City of Hoboken

At a Glance

Industry

Government/Public Administration

Project Type

Clean and Renewable Energy

Year

2015

Location

New Brunswick, NJ

Summary

Devashree Ghosh created a toolkit to enable city administrators to implement resilient, sustainable microgrids.

Goals

The City of Hoboken in partnership with Greener by Design enlisted the help of EDF Climate Corps fellow Devashree Ghosh to develop a Resilient Microgrids Toolkit. In October of 2012, the City of Hoboken was devastated by Superstorm Sandy, with approximately 70 percent of the city having been flooded. In the aftermath, Mayor Dawn Zimmer as well as many other city stakeholders came to understand that a microgrid might be a way to “keep the lights on” and also enable citizens to shelter safely in place during the next big storm. Ghosh’s role in this large project would be to create a shareable and user-friendly toolkit that would engage stakeholders and provide them with the tools necessary to navigate the tricky process of establishing a clean and resilient microgrid. Cities up and down the east coast look just like Hoboken and face the same challenges due to rising sea levels, increased dependence on energy and worsening storms; therefore, this toolkit was conceived to be not just for Hoboken, but for any city that could benefit from a resilient microgrid.

Solutions

Ghosh began her work by brainstorming with Gail Lalla, the project lead from Greener by Design. They determined that to fully engage the necessary stakeholders to get a microgrid off of the ground, these stakeholders would need something viable and concrete to interact with that provided resources and made the imposing task of setting up a microgrid easier.

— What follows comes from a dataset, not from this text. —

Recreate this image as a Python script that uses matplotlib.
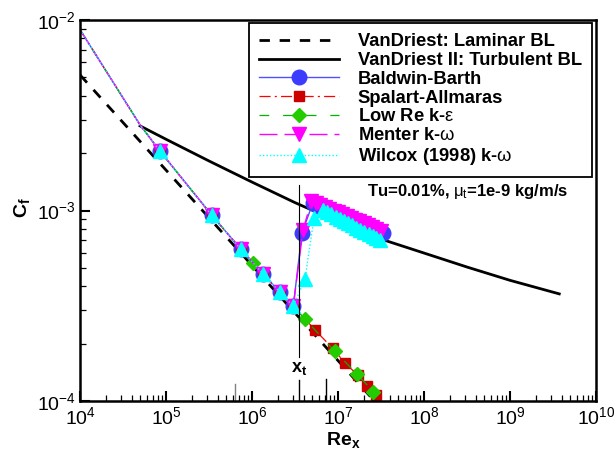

They quickly agreed that Ghosh could take up this part of the project as her summer engagement, and so she began researching microgrids, interviewing stakeholders and learning all of the best practices she could so that she could incorporate that knowledge into the toolkit.

Ghosh encountered her biggest challenge when she began to develop a model for a carbon-neutral microgrid. She found that, with the current technology, pricing and incentives available, this would be unachievable. There was no way the buildings proposed to be connected to the Hoboken microgrid could become carbon-neutral from the start. However, she still went ahead and created templates for collecting data and emissions monitoring and laid out directives for pursuing carbon neutrality over time. She hoped that, by including directives in the template about using renewable energy and energy efficiency, the toolkit would lead microgrid projects to be substantially greener as compared to not looking at reducing emissions at all.

Potential Impact

By the end of her summer engagement, Ghosh created a toolkit that included:

  1. A scoring system to quantify the benefits provided by a microgrid
  2. A points based system to benchmark and compare different microgrids
  3. A customizable timeline helping stakeholders plan a microgrid project
  4. Energy efficiency monitoring to ensure that buildings make efficient use of energy
  5. Emissions monitoring for city administrators, which could be used in emissions reporting

Ghosh presented her Resilient Microgrids Toolkit to stakeholders from Hoboken City Administration, Greener by Design and Environmental Defense Fund. The next steps are for the toolkit to be formatted into a user-friendly online resource that could be used by not only Hoboken, but also by the many other towns along the Atlantic coast also at risk due to rising tides and superstorms like Sandy.